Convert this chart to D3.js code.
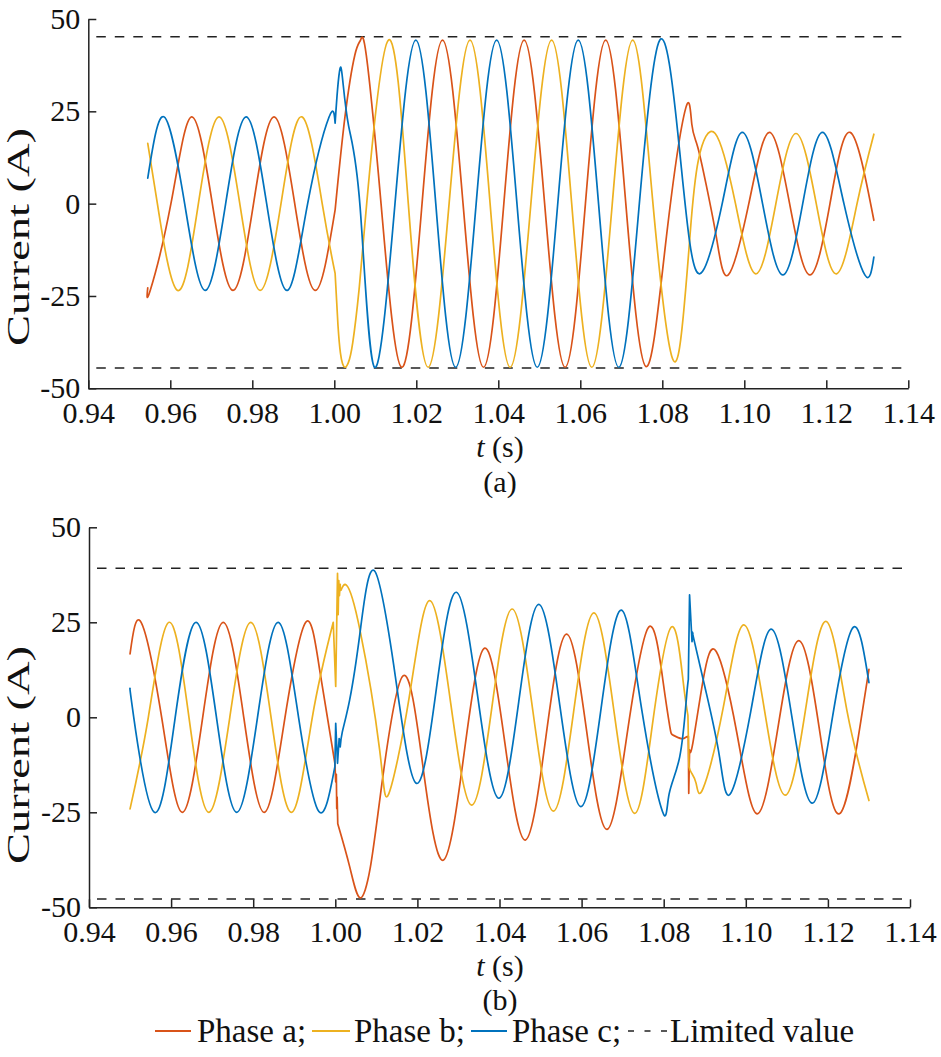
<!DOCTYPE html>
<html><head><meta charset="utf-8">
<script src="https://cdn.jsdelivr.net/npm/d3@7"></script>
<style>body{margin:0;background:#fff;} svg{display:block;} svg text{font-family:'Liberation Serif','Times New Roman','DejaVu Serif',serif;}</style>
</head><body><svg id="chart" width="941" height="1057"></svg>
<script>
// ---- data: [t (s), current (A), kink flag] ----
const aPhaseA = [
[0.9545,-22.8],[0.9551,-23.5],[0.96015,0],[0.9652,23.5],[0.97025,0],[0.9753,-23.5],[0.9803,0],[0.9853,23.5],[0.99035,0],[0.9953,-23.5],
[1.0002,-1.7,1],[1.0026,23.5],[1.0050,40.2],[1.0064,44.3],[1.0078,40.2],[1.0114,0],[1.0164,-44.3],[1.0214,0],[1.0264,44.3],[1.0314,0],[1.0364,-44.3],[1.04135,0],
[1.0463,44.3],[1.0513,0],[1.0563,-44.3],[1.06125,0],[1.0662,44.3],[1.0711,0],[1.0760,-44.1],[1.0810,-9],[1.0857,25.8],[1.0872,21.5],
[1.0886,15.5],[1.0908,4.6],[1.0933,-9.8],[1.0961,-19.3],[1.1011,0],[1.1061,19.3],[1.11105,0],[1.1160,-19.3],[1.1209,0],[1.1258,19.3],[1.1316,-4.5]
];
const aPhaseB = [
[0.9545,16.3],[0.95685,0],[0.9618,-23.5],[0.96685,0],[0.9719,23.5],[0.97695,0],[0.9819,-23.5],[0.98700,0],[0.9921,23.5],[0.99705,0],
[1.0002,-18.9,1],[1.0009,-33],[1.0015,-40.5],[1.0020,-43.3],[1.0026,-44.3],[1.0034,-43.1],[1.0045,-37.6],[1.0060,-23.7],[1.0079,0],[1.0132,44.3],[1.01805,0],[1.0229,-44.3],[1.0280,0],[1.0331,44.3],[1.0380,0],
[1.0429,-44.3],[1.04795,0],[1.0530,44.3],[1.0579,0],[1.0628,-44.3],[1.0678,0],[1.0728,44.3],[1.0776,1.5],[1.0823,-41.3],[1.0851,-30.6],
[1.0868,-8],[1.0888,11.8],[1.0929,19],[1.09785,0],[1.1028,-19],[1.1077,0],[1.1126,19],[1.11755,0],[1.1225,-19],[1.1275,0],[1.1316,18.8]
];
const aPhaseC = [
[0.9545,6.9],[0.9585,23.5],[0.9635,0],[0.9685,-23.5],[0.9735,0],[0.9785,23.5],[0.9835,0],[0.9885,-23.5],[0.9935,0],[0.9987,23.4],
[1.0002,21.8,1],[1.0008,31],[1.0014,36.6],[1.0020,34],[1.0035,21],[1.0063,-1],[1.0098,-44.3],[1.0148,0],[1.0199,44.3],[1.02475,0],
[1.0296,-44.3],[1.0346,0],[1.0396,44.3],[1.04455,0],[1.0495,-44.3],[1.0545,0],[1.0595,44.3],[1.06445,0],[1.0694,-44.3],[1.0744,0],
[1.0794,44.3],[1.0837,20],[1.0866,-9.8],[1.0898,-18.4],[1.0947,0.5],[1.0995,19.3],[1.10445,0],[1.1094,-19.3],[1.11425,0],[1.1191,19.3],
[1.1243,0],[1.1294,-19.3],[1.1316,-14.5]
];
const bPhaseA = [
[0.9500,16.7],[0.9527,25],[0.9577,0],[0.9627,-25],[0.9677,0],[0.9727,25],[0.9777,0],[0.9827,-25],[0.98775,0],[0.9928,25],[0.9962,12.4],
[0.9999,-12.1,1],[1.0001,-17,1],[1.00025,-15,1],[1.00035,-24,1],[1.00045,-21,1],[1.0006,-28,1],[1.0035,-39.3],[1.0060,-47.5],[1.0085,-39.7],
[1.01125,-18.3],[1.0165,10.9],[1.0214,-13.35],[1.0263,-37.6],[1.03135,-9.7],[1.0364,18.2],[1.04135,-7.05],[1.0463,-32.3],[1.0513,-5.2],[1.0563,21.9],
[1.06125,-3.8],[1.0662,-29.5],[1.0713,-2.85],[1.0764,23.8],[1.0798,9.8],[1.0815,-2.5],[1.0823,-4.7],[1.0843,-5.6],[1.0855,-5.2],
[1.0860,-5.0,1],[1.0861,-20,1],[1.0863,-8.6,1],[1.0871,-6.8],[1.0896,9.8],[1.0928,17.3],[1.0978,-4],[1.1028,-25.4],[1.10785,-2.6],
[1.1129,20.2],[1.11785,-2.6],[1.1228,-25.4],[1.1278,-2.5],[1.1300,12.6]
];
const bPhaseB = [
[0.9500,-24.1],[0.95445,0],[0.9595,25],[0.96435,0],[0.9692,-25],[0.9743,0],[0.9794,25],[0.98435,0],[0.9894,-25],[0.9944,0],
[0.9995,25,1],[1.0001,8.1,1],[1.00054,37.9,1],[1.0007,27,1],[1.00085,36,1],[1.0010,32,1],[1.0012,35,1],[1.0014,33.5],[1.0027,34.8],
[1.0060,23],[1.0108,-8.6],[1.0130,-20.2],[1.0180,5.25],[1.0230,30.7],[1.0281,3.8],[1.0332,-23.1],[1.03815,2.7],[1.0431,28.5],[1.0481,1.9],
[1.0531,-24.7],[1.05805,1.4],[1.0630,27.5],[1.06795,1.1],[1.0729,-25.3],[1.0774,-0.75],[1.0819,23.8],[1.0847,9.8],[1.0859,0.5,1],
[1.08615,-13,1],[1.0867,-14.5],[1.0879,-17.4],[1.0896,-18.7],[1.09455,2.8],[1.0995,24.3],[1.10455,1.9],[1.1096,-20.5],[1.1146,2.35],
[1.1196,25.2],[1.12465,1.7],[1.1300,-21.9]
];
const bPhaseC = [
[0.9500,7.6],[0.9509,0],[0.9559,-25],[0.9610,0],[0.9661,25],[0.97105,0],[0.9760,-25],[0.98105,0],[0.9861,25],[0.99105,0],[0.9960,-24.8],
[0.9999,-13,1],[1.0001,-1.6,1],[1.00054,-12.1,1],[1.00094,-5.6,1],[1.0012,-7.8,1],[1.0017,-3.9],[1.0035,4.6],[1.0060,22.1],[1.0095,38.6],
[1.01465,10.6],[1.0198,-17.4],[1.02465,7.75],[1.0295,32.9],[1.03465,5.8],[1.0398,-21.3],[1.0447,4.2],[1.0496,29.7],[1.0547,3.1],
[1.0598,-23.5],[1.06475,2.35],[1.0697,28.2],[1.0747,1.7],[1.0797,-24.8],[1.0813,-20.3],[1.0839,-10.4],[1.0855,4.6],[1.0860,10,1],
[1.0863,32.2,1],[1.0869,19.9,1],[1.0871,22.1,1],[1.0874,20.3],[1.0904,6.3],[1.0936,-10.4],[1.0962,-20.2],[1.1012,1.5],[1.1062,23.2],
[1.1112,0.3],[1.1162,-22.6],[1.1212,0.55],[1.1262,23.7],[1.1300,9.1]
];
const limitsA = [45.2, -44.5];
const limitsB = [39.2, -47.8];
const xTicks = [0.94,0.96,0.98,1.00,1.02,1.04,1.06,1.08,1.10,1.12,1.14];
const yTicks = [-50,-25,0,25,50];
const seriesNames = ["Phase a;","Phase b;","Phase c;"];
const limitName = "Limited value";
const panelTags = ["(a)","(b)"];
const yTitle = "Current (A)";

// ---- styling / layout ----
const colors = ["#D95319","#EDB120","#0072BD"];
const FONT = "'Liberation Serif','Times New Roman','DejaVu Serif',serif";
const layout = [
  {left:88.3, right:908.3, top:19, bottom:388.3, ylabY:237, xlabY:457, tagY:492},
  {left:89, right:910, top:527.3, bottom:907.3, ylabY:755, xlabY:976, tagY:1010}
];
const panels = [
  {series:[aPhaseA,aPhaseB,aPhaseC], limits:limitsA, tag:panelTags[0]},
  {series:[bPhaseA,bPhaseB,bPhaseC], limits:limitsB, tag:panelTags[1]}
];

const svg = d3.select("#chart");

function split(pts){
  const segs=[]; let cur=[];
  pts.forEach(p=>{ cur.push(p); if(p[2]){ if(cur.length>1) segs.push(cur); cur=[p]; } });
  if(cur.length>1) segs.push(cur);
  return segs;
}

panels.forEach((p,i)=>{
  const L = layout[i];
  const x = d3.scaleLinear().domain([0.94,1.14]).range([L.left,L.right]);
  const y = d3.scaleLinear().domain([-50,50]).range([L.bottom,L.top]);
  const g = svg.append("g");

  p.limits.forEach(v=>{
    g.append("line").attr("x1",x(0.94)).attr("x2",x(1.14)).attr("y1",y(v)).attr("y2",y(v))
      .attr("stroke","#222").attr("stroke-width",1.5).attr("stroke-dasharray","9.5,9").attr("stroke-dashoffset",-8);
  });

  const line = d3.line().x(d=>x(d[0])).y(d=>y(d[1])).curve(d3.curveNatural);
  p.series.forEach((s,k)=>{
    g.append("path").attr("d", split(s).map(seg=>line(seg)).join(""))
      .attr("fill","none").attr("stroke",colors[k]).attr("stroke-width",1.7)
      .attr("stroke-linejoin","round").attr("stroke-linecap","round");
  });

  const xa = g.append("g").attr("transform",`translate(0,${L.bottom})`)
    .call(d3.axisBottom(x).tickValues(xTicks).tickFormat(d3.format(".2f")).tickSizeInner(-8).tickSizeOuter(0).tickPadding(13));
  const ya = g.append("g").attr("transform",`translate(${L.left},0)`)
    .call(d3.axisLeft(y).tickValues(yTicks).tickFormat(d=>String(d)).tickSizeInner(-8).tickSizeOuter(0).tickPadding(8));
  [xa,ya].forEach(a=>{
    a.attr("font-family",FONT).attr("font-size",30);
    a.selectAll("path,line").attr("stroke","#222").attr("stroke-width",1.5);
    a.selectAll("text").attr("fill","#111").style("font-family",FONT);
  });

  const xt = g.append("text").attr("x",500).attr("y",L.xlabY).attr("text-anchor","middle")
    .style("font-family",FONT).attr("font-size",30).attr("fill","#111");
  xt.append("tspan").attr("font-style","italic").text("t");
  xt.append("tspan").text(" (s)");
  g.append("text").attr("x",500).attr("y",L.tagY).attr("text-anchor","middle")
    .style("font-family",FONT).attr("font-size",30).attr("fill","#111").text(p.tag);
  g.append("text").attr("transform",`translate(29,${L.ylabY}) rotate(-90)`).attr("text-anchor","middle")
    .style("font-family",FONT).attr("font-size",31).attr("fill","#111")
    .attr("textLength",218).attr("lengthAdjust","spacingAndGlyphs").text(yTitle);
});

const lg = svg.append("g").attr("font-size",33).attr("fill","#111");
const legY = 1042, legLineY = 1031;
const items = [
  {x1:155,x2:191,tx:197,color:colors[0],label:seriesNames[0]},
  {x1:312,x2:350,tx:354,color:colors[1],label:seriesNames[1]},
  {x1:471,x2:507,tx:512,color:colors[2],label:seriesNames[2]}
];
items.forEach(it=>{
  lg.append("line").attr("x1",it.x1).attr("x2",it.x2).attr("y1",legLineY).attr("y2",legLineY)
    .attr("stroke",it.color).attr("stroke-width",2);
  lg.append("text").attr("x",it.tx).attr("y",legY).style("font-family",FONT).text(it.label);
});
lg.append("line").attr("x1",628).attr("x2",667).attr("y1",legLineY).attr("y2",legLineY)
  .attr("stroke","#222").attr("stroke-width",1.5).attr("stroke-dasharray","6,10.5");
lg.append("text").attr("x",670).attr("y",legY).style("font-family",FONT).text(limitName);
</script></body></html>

□ □ □ □ □

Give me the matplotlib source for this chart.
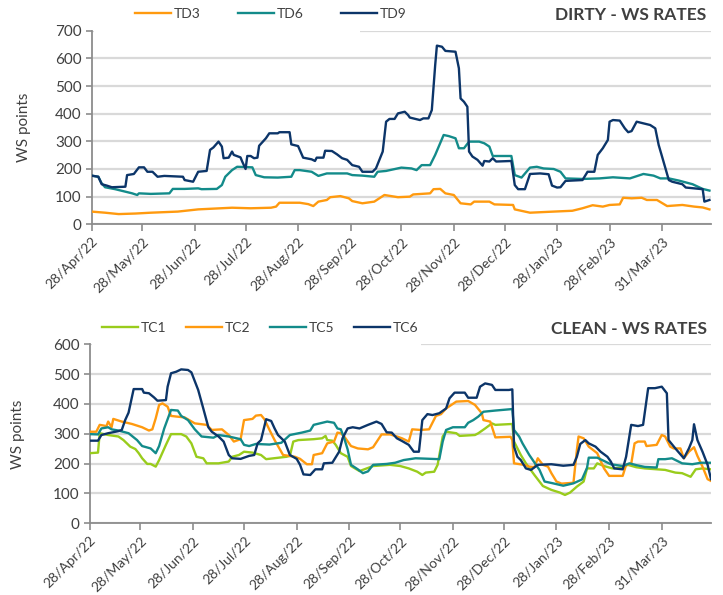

□ □ □ □ □

__Exercise task__
Find all lines holding the string "chart" and copy them.

__The result__
Convert this chart to D3.js code.
</head><body><svg id="chart" width="941" height="1057"></svg>
const svg = d3.select("#chart");
Give me the matplotlib source for this chart.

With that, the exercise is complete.